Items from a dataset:

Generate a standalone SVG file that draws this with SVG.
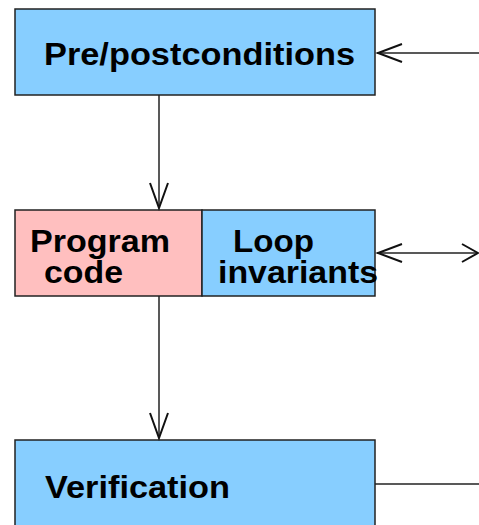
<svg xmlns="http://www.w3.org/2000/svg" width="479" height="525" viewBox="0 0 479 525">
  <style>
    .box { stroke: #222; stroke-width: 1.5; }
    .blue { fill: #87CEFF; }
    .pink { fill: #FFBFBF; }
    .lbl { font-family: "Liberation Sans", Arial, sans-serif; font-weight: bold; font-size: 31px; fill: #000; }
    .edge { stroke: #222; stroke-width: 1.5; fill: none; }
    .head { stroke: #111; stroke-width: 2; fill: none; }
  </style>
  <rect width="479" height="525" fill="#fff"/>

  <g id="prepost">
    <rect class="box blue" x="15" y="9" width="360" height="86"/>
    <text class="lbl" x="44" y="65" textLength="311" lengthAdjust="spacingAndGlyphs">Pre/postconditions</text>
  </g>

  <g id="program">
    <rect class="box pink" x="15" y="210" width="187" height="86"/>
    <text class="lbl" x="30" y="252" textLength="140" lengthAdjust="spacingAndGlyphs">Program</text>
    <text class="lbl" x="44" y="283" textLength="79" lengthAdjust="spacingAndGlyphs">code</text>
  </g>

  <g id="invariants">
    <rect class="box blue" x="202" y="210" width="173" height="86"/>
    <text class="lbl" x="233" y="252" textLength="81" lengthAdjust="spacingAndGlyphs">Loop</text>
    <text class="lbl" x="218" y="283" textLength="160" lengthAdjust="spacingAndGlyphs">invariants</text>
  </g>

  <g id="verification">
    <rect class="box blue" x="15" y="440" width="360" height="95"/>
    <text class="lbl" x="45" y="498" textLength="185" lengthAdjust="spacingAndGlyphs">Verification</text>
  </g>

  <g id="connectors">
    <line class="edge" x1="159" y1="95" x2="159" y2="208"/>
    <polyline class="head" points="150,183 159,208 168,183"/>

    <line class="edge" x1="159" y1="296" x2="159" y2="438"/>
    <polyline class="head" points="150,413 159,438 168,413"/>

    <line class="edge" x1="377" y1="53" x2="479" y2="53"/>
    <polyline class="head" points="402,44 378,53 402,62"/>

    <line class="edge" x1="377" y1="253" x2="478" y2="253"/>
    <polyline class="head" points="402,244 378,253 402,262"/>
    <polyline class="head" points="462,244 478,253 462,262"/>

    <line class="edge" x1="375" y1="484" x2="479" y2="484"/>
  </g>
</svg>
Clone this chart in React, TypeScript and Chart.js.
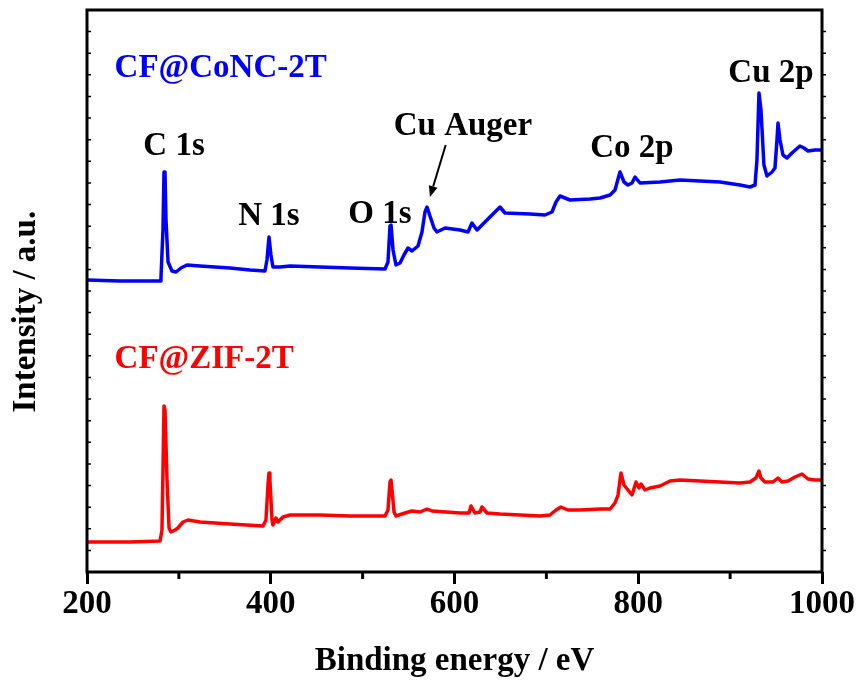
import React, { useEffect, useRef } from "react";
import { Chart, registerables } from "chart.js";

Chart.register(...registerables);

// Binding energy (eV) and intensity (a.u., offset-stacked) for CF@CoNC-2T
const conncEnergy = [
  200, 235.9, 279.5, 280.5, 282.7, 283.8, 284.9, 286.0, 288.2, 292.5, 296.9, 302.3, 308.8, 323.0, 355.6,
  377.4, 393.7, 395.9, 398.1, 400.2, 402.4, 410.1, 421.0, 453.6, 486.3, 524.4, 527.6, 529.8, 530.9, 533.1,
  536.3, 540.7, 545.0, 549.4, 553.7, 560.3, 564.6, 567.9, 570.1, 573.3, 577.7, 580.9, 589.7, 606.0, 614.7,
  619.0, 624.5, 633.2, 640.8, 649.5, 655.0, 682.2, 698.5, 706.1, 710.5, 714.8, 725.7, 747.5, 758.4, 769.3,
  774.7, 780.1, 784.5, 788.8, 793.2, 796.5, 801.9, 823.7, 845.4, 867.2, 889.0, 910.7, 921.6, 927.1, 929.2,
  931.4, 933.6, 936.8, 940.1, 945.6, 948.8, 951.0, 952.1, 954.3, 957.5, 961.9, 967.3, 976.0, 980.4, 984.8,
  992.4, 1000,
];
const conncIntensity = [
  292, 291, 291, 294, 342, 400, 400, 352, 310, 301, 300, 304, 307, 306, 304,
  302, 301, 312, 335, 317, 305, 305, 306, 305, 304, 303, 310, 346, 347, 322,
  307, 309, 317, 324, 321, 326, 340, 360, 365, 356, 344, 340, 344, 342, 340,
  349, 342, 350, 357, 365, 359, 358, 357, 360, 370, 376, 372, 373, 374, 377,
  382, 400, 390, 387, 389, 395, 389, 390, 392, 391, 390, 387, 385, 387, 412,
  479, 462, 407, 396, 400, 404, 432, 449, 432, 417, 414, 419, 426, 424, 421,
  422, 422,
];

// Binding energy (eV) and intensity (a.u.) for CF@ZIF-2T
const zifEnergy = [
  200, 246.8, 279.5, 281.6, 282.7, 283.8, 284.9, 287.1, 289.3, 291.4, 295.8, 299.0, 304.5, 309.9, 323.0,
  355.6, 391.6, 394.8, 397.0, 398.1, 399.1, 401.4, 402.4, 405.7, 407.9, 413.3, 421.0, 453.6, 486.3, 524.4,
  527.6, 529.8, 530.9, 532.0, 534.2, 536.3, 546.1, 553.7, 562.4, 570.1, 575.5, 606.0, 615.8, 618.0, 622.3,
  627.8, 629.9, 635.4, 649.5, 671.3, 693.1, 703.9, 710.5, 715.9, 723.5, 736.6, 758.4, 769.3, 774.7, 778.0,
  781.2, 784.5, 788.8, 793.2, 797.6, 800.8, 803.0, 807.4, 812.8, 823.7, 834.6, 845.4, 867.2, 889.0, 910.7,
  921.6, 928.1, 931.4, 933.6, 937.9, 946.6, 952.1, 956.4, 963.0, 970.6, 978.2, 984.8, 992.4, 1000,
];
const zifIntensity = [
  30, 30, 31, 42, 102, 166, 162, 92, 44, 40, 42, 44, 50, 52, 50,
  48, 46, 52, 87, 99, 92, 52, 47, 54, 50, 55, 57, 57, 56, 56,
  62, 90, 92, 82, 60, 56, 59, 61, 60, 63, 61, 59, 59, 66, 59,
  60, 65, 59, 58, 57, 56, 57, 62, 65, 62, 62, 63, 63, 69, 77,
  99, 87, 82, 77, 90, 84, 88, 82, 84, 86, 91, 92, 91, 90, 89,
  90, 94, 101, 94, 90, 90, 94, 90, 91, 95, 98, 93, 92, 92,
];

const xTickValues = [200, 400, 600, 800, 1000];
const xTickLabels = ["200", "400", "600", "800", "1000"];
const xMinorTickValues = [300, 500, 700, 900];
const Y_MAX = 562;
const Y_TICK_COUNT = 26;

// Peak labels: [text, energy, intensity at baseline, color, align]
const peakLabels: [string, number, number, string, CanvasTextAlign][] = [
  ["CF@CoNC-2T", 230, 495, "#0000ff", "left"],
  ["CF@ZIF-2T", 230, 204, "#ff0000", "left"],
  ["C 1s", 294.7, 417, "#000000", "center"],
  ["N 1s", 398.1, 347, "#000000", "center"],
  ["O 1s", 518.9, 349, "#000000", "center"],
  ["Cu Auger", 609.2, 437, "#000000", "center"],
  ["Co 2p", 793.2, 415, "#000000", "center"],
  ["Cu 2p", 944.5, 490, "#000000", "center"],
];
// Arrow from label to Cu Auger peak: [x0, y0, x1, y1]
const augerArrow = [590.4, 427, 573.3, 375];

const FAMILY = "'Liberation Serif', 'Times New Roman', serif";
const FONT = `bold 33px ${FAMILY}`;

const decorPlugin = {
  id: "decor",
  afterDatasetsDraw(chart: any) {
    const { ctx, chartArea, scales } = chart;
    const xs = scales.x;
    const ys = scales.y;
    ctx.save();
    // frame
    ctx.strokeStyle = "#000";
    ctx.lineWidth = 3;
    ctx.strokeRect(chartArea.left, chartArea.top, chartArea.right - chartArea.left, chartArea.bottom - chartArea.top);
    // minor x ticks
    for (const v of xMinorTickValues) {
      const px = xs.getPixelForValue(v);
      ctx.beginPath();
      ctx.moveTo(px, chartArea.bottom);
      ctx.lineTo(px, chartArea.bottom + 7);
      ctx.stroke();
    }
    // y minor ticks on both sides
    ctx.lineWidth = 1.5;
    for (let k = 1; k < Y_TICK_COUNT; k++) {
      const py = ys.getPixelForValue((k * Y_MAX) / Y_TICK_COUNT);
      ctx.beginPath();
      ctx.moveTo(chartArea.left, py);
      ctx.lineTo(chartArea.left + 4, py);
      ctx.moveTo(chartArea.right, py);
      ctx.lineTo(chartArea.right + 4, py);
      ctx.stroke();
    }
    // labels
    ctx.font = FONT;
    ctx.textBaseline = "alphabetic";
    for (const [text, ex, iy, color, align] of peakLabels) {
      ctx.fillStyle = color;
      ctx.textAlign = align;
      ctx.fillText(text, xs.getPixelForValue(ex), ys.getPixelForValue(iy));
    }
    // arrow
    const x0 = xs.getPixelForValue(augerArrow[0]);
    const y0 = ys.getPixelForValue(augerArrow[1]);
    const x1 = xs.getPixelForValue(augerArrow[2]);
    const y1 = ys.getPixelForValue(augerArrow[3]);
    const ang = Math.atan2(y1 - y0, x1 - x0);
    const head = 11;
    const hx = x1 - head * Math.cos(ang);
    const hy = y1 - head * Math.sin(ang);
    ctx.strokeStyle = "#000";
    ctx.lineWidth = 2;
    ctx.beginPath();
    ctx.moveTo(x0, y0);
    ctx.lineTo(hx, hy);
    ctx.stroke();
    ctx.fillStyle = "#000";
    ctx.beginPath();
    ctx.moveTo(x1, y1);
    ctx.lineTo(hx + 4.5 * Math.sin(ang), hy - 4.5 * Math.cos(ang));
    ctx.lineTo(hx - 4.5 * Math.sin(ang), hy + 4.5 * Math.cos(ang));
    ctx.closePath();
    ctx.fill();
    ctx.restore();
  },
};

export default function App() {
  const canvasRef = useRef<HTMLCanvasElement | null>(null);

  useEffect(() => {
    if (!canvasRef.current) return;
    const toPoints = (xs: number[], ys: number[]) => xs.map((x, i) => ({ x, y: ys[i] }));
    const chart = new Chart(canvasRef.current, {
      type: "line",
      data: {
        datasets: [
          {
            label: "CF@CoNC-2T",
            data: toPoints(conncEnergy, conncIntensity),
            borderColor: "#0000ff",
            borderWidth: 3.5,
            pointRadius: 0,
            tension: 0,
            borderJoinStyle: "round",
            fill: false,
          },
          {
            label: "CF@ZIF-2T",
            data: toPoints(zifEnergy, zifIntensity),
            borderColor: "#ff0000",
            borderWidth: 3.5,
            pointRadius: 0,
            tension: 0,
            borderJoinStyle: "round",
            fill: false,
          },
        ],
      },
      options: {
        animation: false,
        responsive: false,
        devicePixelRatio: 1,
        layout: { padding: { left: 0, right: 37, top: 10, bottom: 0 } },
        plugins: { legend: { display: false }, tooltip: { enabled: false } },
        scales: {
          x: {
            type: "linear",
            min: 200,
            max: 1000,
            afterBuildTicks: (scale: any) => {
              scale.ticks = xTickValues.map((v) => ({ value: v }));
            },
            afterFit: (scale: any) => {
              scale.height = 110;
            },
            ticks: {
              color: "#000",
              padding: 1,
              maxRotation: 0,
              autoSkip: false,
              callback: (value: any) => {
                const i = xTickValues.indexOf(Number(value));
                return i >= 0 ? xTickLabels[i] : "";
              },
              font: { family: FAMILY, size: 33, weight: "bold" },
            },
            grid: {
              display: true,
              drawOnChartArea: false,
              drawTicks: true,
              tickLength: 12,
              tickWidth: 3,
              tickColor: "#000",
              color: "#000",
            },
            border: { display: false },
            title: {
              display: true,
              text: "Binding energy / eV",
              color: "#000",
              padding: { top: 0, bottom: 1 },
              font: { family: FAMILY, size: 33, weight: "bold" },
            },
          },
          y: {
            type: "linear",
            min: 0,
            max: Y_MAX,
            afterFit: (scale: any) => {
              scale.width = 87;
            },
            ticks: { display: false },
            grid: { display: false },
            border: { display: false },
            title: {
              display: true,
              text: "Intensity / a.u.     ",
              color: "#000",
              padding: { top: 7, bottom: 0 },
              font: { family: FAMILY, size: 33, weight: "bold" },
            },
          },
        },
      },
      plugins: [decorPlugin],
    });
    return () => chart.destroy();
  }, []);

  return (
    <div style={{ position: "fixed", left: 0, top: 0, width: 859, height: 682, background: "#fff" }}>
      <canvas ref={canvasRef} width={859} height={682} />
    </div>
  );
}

# Written request
Repeat, word for word, the lines of the material above from the one holding "Clone this chart" through the one holding "Chart.register(...registerables);". Leave out pictures.

# Output of the exercise
Clone this chart in React, TypeScript and Chart.js.
import React, { useEffect, useRef } from "react";
import { Chart, registerables } from "chart.js";

Chart.register(...registerables);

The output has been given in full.